Don Cheadle y Sophie Okonedo, protagonistas
de «Hotel Rwanda».
Lo consiguió durante tres meses largos, tiempo
en el que fuera de aquellos muros protectores fueron exterminadas
unas 800.000 personas sin que la UNAMIR, la fuerza de pacificación
enviada por la ONU, pudiera hacer nada porque tenía prohibido
intervenir. Su comandante, el canadiense Roméo Dellaire, versionado
en el film con el nombre de Olivier por Nick Nolte, acabaría
asqueado al ver que todas sus advertencias y desesperados
llamamientos eran ignorados, en parte por la impresión que
produjo el asesinato de diez soldados belgas que escoltaban
a una ministra moderada y en parte por la negativa del gobierno
francés a cualquier injerencia, ya que no sólo apoyaba a los
hutus sino que difundió la noticia de que eran éstos los que
estaban sufriendo las matanzas. De fondo, se evitaba siempre
mencionar la palabra genocidio, puesto que eso implicaba la
obligación de intervenir. Dellaire plasmó su experiencia en
un libro titulado Shake hands with the Devil, que también
tuvo su adaptación cinematográfica en 2007.
La de Paul Rusasebagina, que lógicamente hizo
de asesor en el rodaje de Hotel Rwanda, fue aún más tremenda
y por partida doble, ya que él era (es) hutu y su esposa,
interpretada por la actriz británica Sophie Okonedo (también
nominada a un montón de premios, Óscar incluido), tutsi. Desde
el primer momento se muestra a Paul como un hombre de recursos:
ora grita “¡Poder hutu!” para salvar a su chófer tutsi mientras
atraviesan una manifestación interahamwe, ora consigue víveres
de contrabando del jefe de dicha milicia que casualmente es
amigo suyo, ora obtiene la protección del general Augustin
Bizimungu (posteriormente condenado por el Tribunal Penal
Internacional) con sobornos, ora facilita a los asesinos una
lista de clientes atrasada, ora llama a la sede belga de Sabena
para que obliguen a intervenir al gobierno francés a presionar
al ruandés evitando una inminente masacre en el hotel.

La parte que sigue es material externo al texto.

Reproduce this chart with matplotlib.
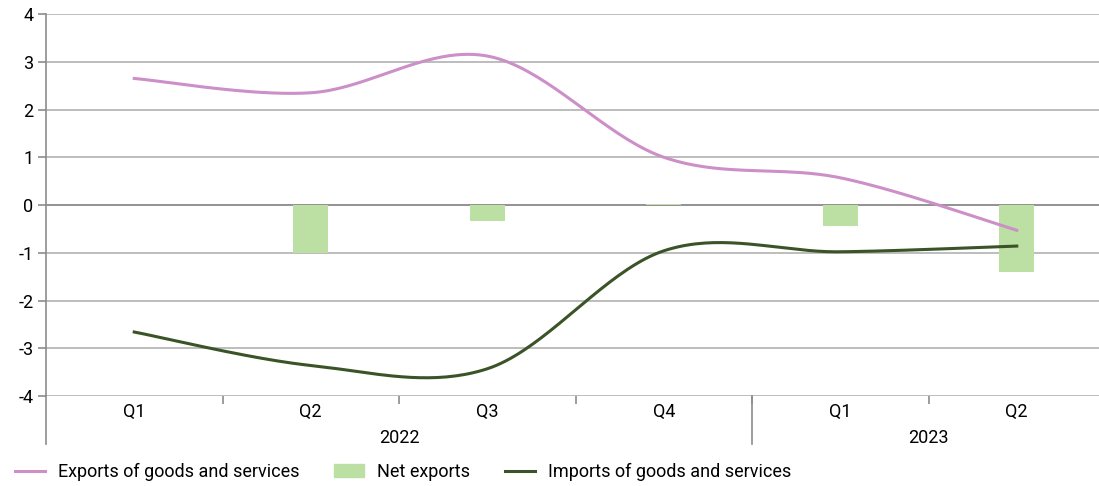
import numpy as np
import matplotlib
matplotlib.use("Agg")
import matplotlib.pyplot as plt
from matplotlib.patches import Patch
from matplotlib.lines import Line2D

plt.rcParams['font.family'] = ['Roboto', 'DejaVu Sans']
plt.rcParams['axes.unicode_minus'] = False

# data
quarters = ['Q1', 'Q2', 'Q3', 'Q4', 'Q1', 'Q2']
years = ['2022', '2023']
year_spans = [(0, 3), (4, 5)]
exports = [2.65, 2.35, 3.12, 1.0, 0.57, -0.53]
net_exports = [0.0, -1.0, -0.33, 0.03, -0.44, -1.4]
imports = [-2.66, -3.36, -3.43, -0.96, -0.98, -0.86]

pink = '#CC8FC8'
dark_green = '#3A5327'
light_green = '#BCDFA3'
grid_col = '#ABABAB'
axis_col = '#8C8C8C'
fs = 13


def smooth(xs, ys, n=40):
    # Excel-like smoothed line: Bezier segments with Catmull-Rom control points
    xs = np.asarray(xs, float)
    ys = np.asarray(ys, float)
    px = np.concatenate([[xs[0]], xs, [xs[-1]]])
    py = np.concatenate([[ys[0]], ys, [ys[-1]]])
    out_x, out_y = [], []
    t = np.linspace(0, 1, n)
    for i in range(1, len(px) - 2):
        p0 = np.array([px[i], py[i]])
        p3 = np.array([px[i + 1], py[i + 1]])
        c1 = p0 + (p3 - np.array([px[i - 1], py[i - 1]])) / 6
        c2 = p3 - (np.array([px[i + 2], py[i + 2]]) - p0) / 6
        pts = ((1 - t)[:, None] ** 3 * p0 + 3 * ((1 - t) ** 2 * t)[:, None] * c1
               + 3 * ((1 - t) * t ** 2)[:, None] * c2 + (t ** 3)[:, None] * p3)
        out_x.extend(pts[:, 0])
        out_y.extend(pts[:, 1])
    return np.array(out_x), np.array(out_y)


fig = plt.figure(figsize=(10.99, 4.86), dpi=100)
ax = fig.add_axes([46 / 1099, 1 - 396 / 486, (1105 - 46) / 1099, (396 - 14) / 486])

x = np.arange(len(quarters))
ax.set_xlim(-0.5, len(quarters) - 0.5)
ax.set_ylim(-4, 4)
ax.set_yticks(range(-4, 5))
ax.yaxis.grid(True, color=grid_col, linewidth=1.1)
ax.set_axisbelow(True)

ax.bar(x, net_exports, width=0.2, color=light_green, zorder=2)

sx, sy = smooth(x, exports)
ax.plot(sx, sy, color=pink, linewidth=2.2, zorder=3)
sx, sy = smooth(x, imports)
ax.plot(sx, sy, color=dark_green, linewidth=2.2, zorder=3)

for s in ['top', 'right', 'bottom']:
    ax.spines[s].set_visible(False)
ax.spines['left'].set_color(axis_col)
ax.spines['left'].set_linewidth(1.2)
ax.axhline(0, color=axis_col, linewidth=1.2, zorder=1)

# category axis at bottom
ax.set_xticks(x)
ax.set_xticklabels(quarters, fontsize=fs)
ax.tick_params(axis='x', length=0, pad=5)
ax.set_xticks(np.arange(0.5, len(quarters) - 1, 1.0), minor=True)
ax.tick_params(axis='x', which='minor', length=6, color=axis_col, width=1.2, direction='out')
ax.tick_params(axis='y', length=6, color=axis_col, width=1.2, labelsize=fs, pad=3)

# long separator lines for year groups and left spine extension
for xp in [-0.5, 3.5]:
    ax.plot([xp, xp], [-4, -5.0], color=axis_col, linewidth=1.2, clip_on=False)
for (a, b), yr in zip(year_spans, years):
    ax.text((a + b) / 2, -4.87, yr, ha='center', va='center', fontsize=fs)

handles = [Line2D([0], [0], color=pink, linewidth=2.2),
           Patch(color=light_green),
           Line2D([0], [0], color=dark_green, linewidth=2.2)]
labels = ['Exports of goods and services', 'Net exports', 'Imports of goods and services']
fig.legend(handles, labels, loc='center left', bbox_to_anchor=(15 / 1099, 0.029), ncol=3,
           frameon=False, fontsize=fs, handlelength=1.65, columnspacing=1.9,
           handletextpad=0.75, borderpad=0, borderaxespad=0)

fig.savefig('out.png', dpi=100)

Nick Nolte, interpretando al canadiense Roméo
Dellaire.
Es, en cierta forma, la línea que sigue el guión
de Keir Pearson, con el que obtuvieron la tercera candidatura
al Óscar de la película, aunque también colaboró Terry George,
el director, en cuyo currículum figuraban títulos tan solventes
como En el nombre del padre o The boxer. No tuvieron que esforzarse
mucho en idear situaciones de tensión porque Paul vivió todas
las imaginables, desde toparse un neblinoso amanecer con una
carretera sembrada de muertos a creer que su mujer se había
suicidado al entrar los interahamwe en el hotel, pasando por
el horror que el convoy de UNAMIR que trata de sacar de allí
a algunos refugiados -incluida su familia- tiene que dar media
vuelta y regresar apuradamente al hotel -ese santuario- con
las fuerzas del coronel Olivier conteniendo a duras penas
a los fanáticos milicianos.
Éstos habían sido advertidos por el siniestro
locutor de la Radio de las Mil Colinas, una emisora dedicada
a incitar al exterminio de las inyenzi (cucarachas) tutsis.
Incluso la desgarrada forma en que Olivier le comunica que
las tropas francesas, que parecían salvadoras, sólo vienen
a llevarse a los turistas blancos o la desolación de éstos
al ser conscientes de su privilegio frente al tremendo destino
que espera a los africanos que se quedan.
El film tiene escenas rodadas en Kigali pero
la mayoría se hicieron en Johannesburgo y tuvo muy buena acogida,
tanto de público como de crítica. No obstante, se le han puesto
algunos peros por tratar de mantener la tensión a base de
situaciones “más difícil todavía” típicas del cine estadounidense,
desaprovechar el personaje de Nick Nolte o no ser capaz de
dejar una sensación profunda en el tiempo.